Greek classical composer

Stamatis Spanoudakis (Greek: Σταμάτης Σπανουδάκης; born 11 December 1948 in Athens, Greece) is a modern Greek classical composer. In his early career, he studied classical guitar. He shifted to rock music, but then continued classical studies at the Würzburg State Conservatory (now the Hochschule für Musik) with Bertold Hummel and later in Athens with Konstantinos Kydoniatis. Later, he studied Byzantine music. He has worked with various Greek singers, composing the music and writing the lyrics for a large number of hit songs (I akti, Pame gi’alles polities, Lathos epohi, Simera, Efiges noris, Zoi klemmeni, Kalimera ti kanis). With his religious works, he has provided a very different perspective of contemporary Byzantine music (Kyrie ton Dynameon, Efta Paraklisis, Imera Triti, Earini Ora). He has also composed numerous soundtracks (Colours of Iris, Angel, Sudden Love, Stone Years, All in a road, Brides). Since 1994, he has exclusively composed instrumental music, such as music that embraces Greece's history and religion (Alexandros, John's Tear, Marble King, For Smyrni, A Piece of My Soul, Moments Gone, Alexandros II, Rejoice my sea).

==Biography==

Stamatis Spanoudakis hails from an esteemed Greek family in Athens. His early fascination with music led him to pursue classical studies, specializing in guitar and theory. In the 1960s and 1970s, he immersed himself in the rock and pop scene, playing bass guitar and keyboards in various bands across Athens, Paris, and London. During this time, he also recorded his first albums.

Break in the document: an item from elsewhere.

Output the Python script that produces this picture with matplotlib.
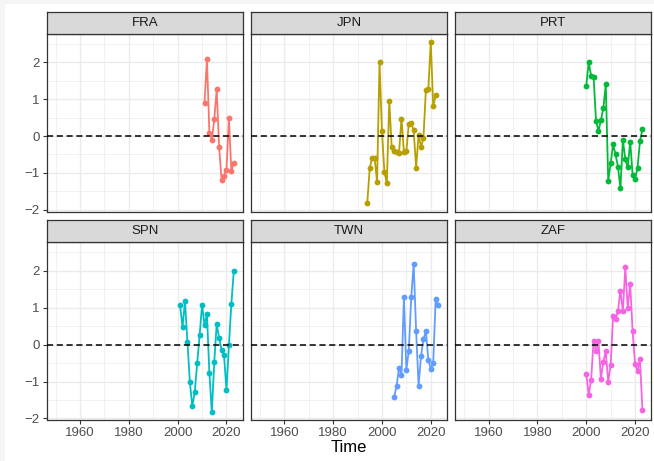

Returning to his classical roots, Spanoudakis resumed his composition studies under the guidance of Professor Bertold Hummel in Würzburg and Professor Konstantinos Kydoniatis in Athens. A subsequent exploration of Byzantine music ignited his passion for Greek songwriting and instrumental compositions.

Today, Spanoudakis strives to seamlessly integrate his diverse musical influences—rock, classical, and Byzantine—into his work. He has penned numerous hit songs for renowned Greek musicians and composed scores for successful films, theater productions, and television programs in Greece, Germany, and Italy. With a discography exceeding sixty albums, his contributions to the music industry are extensive.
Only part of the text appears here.